Chikyoren, the $185-billion Pension Fund Association for Local Government Officials in Japan, has launched its search for domestic and overseas private equity fund managers.
Chikyoren has issued requests for proposals (RFPs) for private equity, exactly a year after releasing RFPs for real estate and infrastructure, reported the Private Equity International (PEI).
The pension fund announced on its website the entry requirements for asset managers, most likely with assets management under $993 million (¥100 billion).
PE applicants can submit an RFP through a local fund manager or trust bank whose total assets are more than ¥100 billion.
Japanese bank Resona, and Nomura Asset Management are two of Chikyoren’s domestic real estate fund managers.

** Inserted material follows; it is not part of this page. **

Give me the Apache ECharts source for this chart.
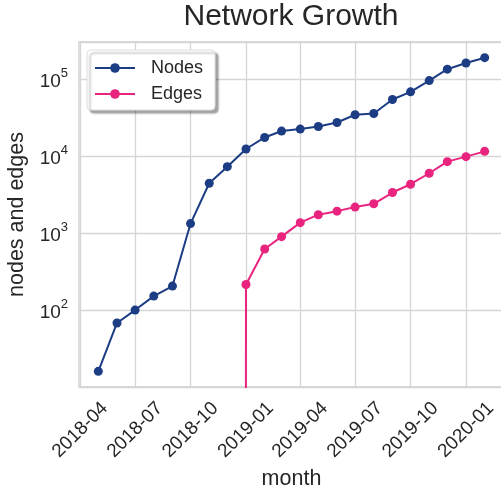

Both firms took the same roles in the pension fund’s RFP for real estate in July last year.
Placement agent Asterisk Realty said, in a statement, Japan’s “big four” public pensions – the Government Pension Investment Fund, the Federation of National Public Service Personnel Mutual Aid Association and Mutual Aid Corporation for the Private Schools of Japan – are likely to follow Chikyoren’s move.
The report indicated that Chikyoren has not set any target allocation to alternatives but will most likely keep to the allocation target adopted by Japan’s largest pension fund, GPIF, which sets a 5 per cent cap on alternative investments.
PEI noted a survey from JP Morgan Asset Management, which revealed that Japanese pension funds are continuously increasing their exposure to alternatives and considering lowering their allocation to domestic bonds.